La situazione diviene incandescente quando le forze dell’ordine tentano un blitz notturno per snidare gli utopisti, gli “eretici del terzo millennio” assediati a Litèutos come i dolciniani sulla Parete Calva…
L’utopia si scontra con i mastini della repressione
Litèutos è una suggestiva favola moderna sulla lucida follia di chi tenta di riportare indietro le lancette della storia, alla disperata ricerca di tradizioni ormai irrimediabilmente perdute, ma ancora sedimentate nell’inconscio. Un sentimento di rigetto verso la cinica e alienante società globalizzata (qui personificata dall’arrivista Monica, la quale, pur amando appassionatamente Marco, non rinuncia al matrimonio con il rampollo di una straricca dinastia fiorentina).
La prosa limpida e incisiva dell’autore percorre gli snodi narrativi con le cadenze serrate di un reportage, e fa vibrare il diapason della tensione nei momenti giusti. La psicologia dei personaggi è delineata con cura, attraverso un gioco raffinato di flashback, e la violenza, spesso ottusa e ipocrita, delle istituzioni risalta nel drammatico finale con intensa partecipazione emotiva: «la scena è tragicomica. Da una parte del vallo ci sono i liteuti, in pigiama e ciabatte, che parlano tutti assieme e gesticolano agitando al cielo fucili da caccia. A dieci metri di distanza, dall’altra parte, ci sono sette uomini vestiti di nero, con le facce dipinte come dei guerrieri tribali neozelandesi, che imbracciano le mitragliette con aria bellicosa».
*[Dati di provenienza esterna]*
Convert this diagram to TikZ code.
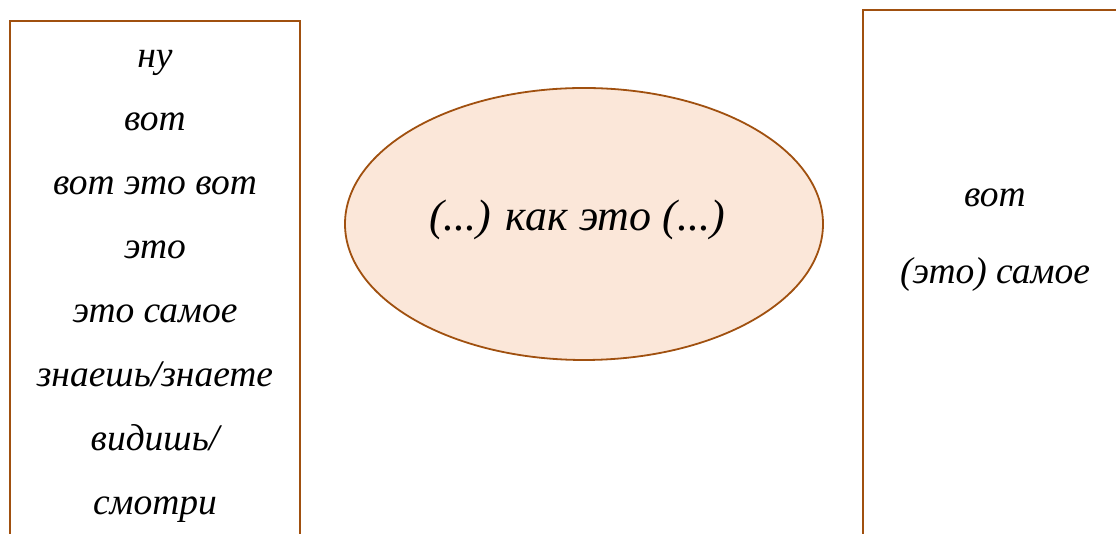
\documentclass[tikz,border=0pt]{standalone}
\usepackage{fontspec}
\setmainfont{Liberation Serif}
\usetikzlibrary{shapes.geometric}
\definecolor{brd}{HTML}{A0500F}
\definecolor{peach}{HTML}{FBE7D9}
\tikzset{
  box/.style={draw=brd, line width=2pt, fill=white},
  word/.style={font=\fontsize{37.5}{42}\selectfont\itshape, inner sep=0pt, anchor=base},
  big/.style={font=\fontsize{44}{50}\selectfont\itshape, inner sep=0pt},
}
\begin{document}
\begin{tikzpicture}[x=1pt,y=1pt]
\useasboundingbox (0,0) rectangle (1116,534);
\fill[white] (0,0) rectangle (1116,534);
\draw[box] (10,-10) rectangle (300,513);
\draw[box] (863,-10) rectangle (1130,524);
\node[draw=brd, line width=1.8pt, fill=peach, ellipse, minimum width=478pt, minimum height=272pt, inner sep=0pt] (e) at (584,310) {};
\node[big] (c) at (577,314) {(...) как это (...)};
\node[word] (l1) at (155,466) {ну};
\node[word] (l2) at (155,403) {вот};
\node[word] (l3) at (155,339) {вот это вот};
\node[word] (l4) at (155,275) {это};
\node[word] (l5) at (155,211) {это самое};
\node[word] (l6) at (155,147) {знаешь/знаете};
\node[word] (l7) at (155,83) {видишь/};
\node[word] (l8) at (155,19) {смотри};
\node[word] (r1) at (995,327) {вот};
\node[word] (r2) at (995,250) {(это) самое};
\end{tikzpicture}
\end{document}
Il substrato ideologico dell’apologo è denso di sfaccettature: da nostalgie postsessantottesche (“l’immaginazione al potere”) a riferimenti più attuali sugli anticorpi di una società malata. E, naturalmente, l’amplificazione mediatica degli eventi che proietta sulla vicenda la luce livida dei riflettori, coagulando i destini del protagonista e delle numerose figure di contorno in un amalgama che, dal punto di vista squisitamente narrativo, funziona come un congegno ben oliato.